What is asked: Return each line of the listing below, unchanged, and omit the images.

════════════════════

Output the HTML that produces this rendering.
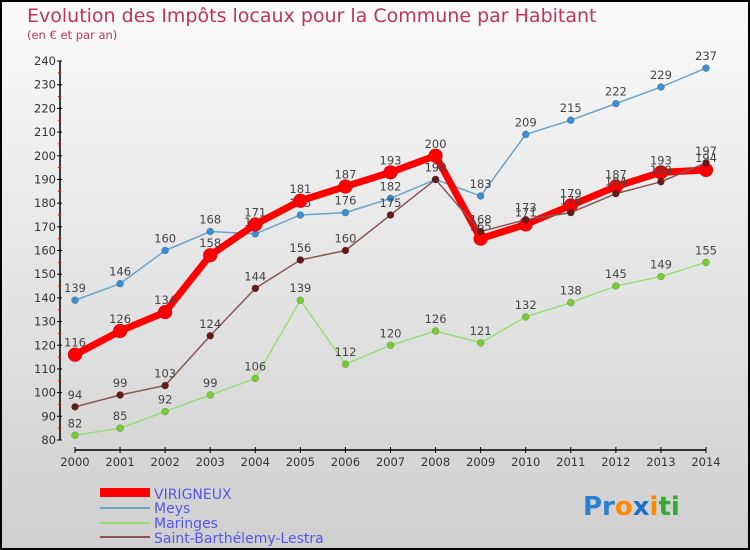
<!DOCTYPE html>
<html><head><meta charset="utf-8"><style>
body{margin:0}
svg{display:block;font-family:"DejaVu Sans","Liberation Sans",sans-serif}
</style></head><body>
<svg id="c" width="750" height="550">
<defs><linearGradient id="bg" x1="0" y1="0" x2="0" y2="1"><stop offset="0" stop-color="#fafafa"/><stop offset="1" stop-color="#cfcfcf"/></linearGradient></defs>
<rect x="1" y="1" width="748" height="548" fill="url(#bg)" stroke="#000" stroke-width="2"/>
<text x="27" y="22" font-size="19" fill="#c0335e">Evolution des Impôts locaux pour la Commune par Habitant</text>
<text x="27" y="39" font-size="11.5" fill="#c0335e">(en € et par an)</text>
<g id="axes"></g><g id="series"></g>
<g>
<rect x="100" y="488" width="50" height="9" fill="#f00"/>
<text x="154" y="499" font-size="14" fill="#5555ee">VIRIGNEUX</text>
<rect x="100" y="507" width="50" height="2" fill="#6aa3cc"/>
<text x="154" y="513" font-size="14" fill="#5555ee">Meys</text>
<rect x="100" y="522" width="50" height="2" fill="#99dd77"/>
<text x="154" y="528" font-size="14" fill="#5555ee">Maringes</text>
<rect x="100" y="536" width="50" height="2" fill="#885555"/>
<text x="154" y="543" font-size="14" fill="#5555ee">Saint-Barthélemy-Lestra</text>
</g>
<text x="583" y="515" font-size="26" font-weight="bold"><tspan fill="#2a7fd0">Pr</tspan><tspan fill="#ff8800">o</tspan><tspan fill="#1a6fc8">x</tspan><tspan fill="#ff8800">i</tspan><tspan fill="#33aa33">ti</tspan></text>
</svg>
<script>
const years=[2000,2001,2002,2003,2004,2005,2006,2007,2008,2009,2010,2011,2012,2013,2014];
const yTicks=[80,90,100,110,120,130,140,150,160,170,180,190,200,210,220,230,240];
const virigneux=[116,126,134,158,171,181,187,193,200,165,171,179,187,193,194];
const meys=[139,146,160,168,167,175,176,182,190,183,209,215,222,229,237];
const maringes=[82,85,92,99,106,139,112,120,126,121,132,138,145,149,155];
const sbl=[94,99,103,124,144,156,160,175,190,168,173,176,184,189,197];
const NS="http://www.w3.org/2000/svg";
function X(i){return 75+i*(706-75)/14;}
function Y(v){return 440-(v-80)*(440-61)/160;}
function mk(t,a,p){const e=document.createElementNS(NS,t);for(const k in a)e.setAttribute(k,a[k]);p.appendChild(e);return e;}
const ax=document.getElementById('axes');
let l=mk('line',{x1:60,y1:61,x2:60,y2:440,stroke:'#000','stroke-width':1.5},ax);


l=mk('line',{x1:75,y1:450,x2:706,y2:450,stroke:'#000','stroke-width':1.5},ax);


yTicks.forEach((v,i)=>{
  mk('line',{x1:57,y1:Y(v),x2:62,y2:Y(v),stroke:'#000'},ax);
  if(i<yTicks.length-1)mk('line',{x1:58,y1:Y(v+5),x2:61,y2:Y(v+5),stroke:'#f00'},ax);
  const t=mk('text',{x:56,y:Y(v)+4,'font-size':11.5,fill:'#333','text-anchor':'end'},ax);t.textContent=v;
  
  
});
years.forEach((y,i)=>{
  mk('line',{x1:X(i),y1:447,x2:X(i),y2:453,stroke:'#000'},ax);
  const t=mk('text',{x:X(i),y:466,'font-size':11.5,fill:'#333','text-anchor':'middle'},ax);t.textContent=y;
  
  
});
const sg=document.getElementById('series');
function draw(data,name,col,w,dot,dotCol){
  const g=mk('g',{},sg);
  
  
  const p=mk('polyline',{points:data.map((v,i)=>X(i)+','+Y(v)).join(' '),fill:'none',stroke:col,'stroke-width':w,'stroke-linejoin':'round'},g);
  
  
  data.forEach((v,i)=>{
    const c=mk('circle',{cx:X(i),cy:Y(v),r:dot,fill:dotCol,stroke:'rgba(0,0,0,0.3)','stroke-width':0.5},g);
    
    
    const t=mk('text',{x:X(i),y:Y(v)-8,'font-size':11.5,fill:'#444','text-anchor':'middle'},g);t.textContent=v;
    
    
  });
}
draw(maringes,'maringes','#99dd77',1.5,3.5,'#77cc33');
draw(meys,'meys','#6aa3cc',1.5,3.5,'#3b8fd0');
draw(virigneux,'virigneux','#f00',7,7,'#f00');
draw(sbl,'sbl','#885555',1.5,3.5,'#661a1a');
</script>
</body></html>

════════════════════

Correct result:
Output the HTML that produces this rendering.
<!DOCTYPE html>
<html><head><meta charset="utf-8"><style>
body{margin:0}
svg{display:block;font-family:"DejaVu Sans","Liberation Sans",sans-serif}
</style></head><body>
<svg id="c" width="750" height="550">
<defs><linearGradient id="bg" x1="0" y1="0" x2="0" y2="1"><stop offset="0" stop-color="#fafafa"/><stop offset="1" stop-color="#cfcfcf"/></linearGradient></defs>
<rect x="1" y="1" width="748" height="548" fill="url(#bg)" stroke="#000" stroke-width="2"/>
<text x="27" y="22" font-size="19" fill="#c0335e">Evolution des Impôts locaux pour la Commune par Habitant</text>
<text x="27" y="39" font-size="11.5" fill="#c0335e">(en € et par an)</text>
<g id="axes"></g><g id="series"></g>
<g>
<rect x="100" y="488" width="50" height="9" fill="#f00"/>
<text x="154" y="499" font-size="14" fill="#5555ee">VIRIGNEUX</text>
<rect x="100" y="507" width="50" height="2" fill="#6aa3cc"/>
<text x="154" y="513" font-size="14" fill="#5555ee">Meys</text>
<rect x="100" y="522" width="50" height="2" fill="#99dd77"/>
<text x="154" y="528" font-size="14" fill="#5555ee">Maringes</text>
<rect x="100" y="536" width="50" height="2" fill="#885555"/>
<text x="154" y="543" font-size="14" fill="#5555ee">Saint-Barthélemy-Lestra</text>
</g>
<text x="583" y="515" font-size="26" font-weight="bold"><tspan fill="#2a7fd0">Pr</tspan><tspan fill="#ff8800">o</tspan><tspan fill="#1a6fc8">x</tspan><tspan fill="#ff8800">i</tspan><tspan fill="#33aa33">ti</tspan></text>
</svg>
<script>
const years=[2000,2001,2002,2003,2004,2005,2006,2007,2008,2009,2010,2011,2012,2013,2014];
const yTicks=[80,90,100,110,120,130,140,150,160,170,180,190,200,210,220,230,240];
const virigneux=[116,126,134,158,171,181,187,193,200,165,171,179,187,193,194];
const meys=[139,146,160,168,167,175,176,182,190,183,209,215,222,229,237];
const maringes=[82,85,92,99,106,139,112,120,126,121,132,138,145,149,155];
const sbl=[94,99,103,124,144,156,160,175,190,168,173,176,184,189,197];
const NS="http://www.w3.org/2000/svg";
function X(i){return 75+i*(706-75)/14;}
function Y(v){return 440-(v-80)*(440-61)/160;}
function mk(t,a,p){const e=document.createElementNS(NS,t);for(const k in a)e.setAttribute(k,a[k]);p.appendChild(e);return e;}
const ax=document.getElementById('axes');
let l=mk('line',{x1:60,y1:61,x2:60,y2:440,stroke:'#000','stroke-width':1.5},ax);


l=mk('line',{x1:75,y1:450,x2:706,y2:450,stroke:'#000','stroke-width':1.5},ax);


yTicks.forEach((v,i)=>{
  mk('line',{x1:57,y1:Y(v),x2:62,y2:Y(v),stroke:'#000'},ax);
  if(i<yTicks.length-1)mk('line',{x1:58,y1:Y(v+5),x2:61,y2:Y(v+5),stroke:'#f00'},ax);
  const t=mk('text',{x:56,y:Y(v)+4,'font-size':11.5,fill:'#333','text-anchor':'end'},ax);t.textContent=v;
  
  
});
years.forEach((y,i)=>{
  mk('line',{x1:X(i),y1:447,x2:X(i),y2:453,stroke:'#000'},ax);
  const t=mk('text',{x:X(i),y:466,'font-size':11.5,fill:'#333','text-anchor':'middle'},ax);t.textContent=y;
  
  
});
const sg=document.getElementById('series');
function draw(data,name,col,w,dot,dotCol){
  const g=mk('g',{},sg);
  
  
  const p=mk('polyline',{points:data.map((v,i)=>X(i)+','+Y(v)).join(' '),fill:'none',stroke:col,'stroke-width':w,'stroke-linejoin':'round'},g);
  
  
  data.forEach((v,i)=>{
    const c=mk('circle',{cx:X(i),cy:Y(v),r:dot,fill:dotCol,stroke:'rgba(0,0,0,0.3)','stroke-width':0.5},g);
    
    
    const t=mk('text',{x:X(i),y:Y(v)-8,'font-size':11.5,fill:'#444','text-anchor':'middle'},g);t.textContent=v;
    
    
  });
}
draw(maringes,'maringes','#99dd77',1.5,3.5,'#77cc33');
draw(meys,'meys','#6aa3cc',1.5,3.5,'#3b8fd0');
draw(virigneux,'virigneux','#f00',7,7,'#f00');
draw(sbl,'sbl','#885555',1.5,3.5,'#661a1a');
</script>
</body></html>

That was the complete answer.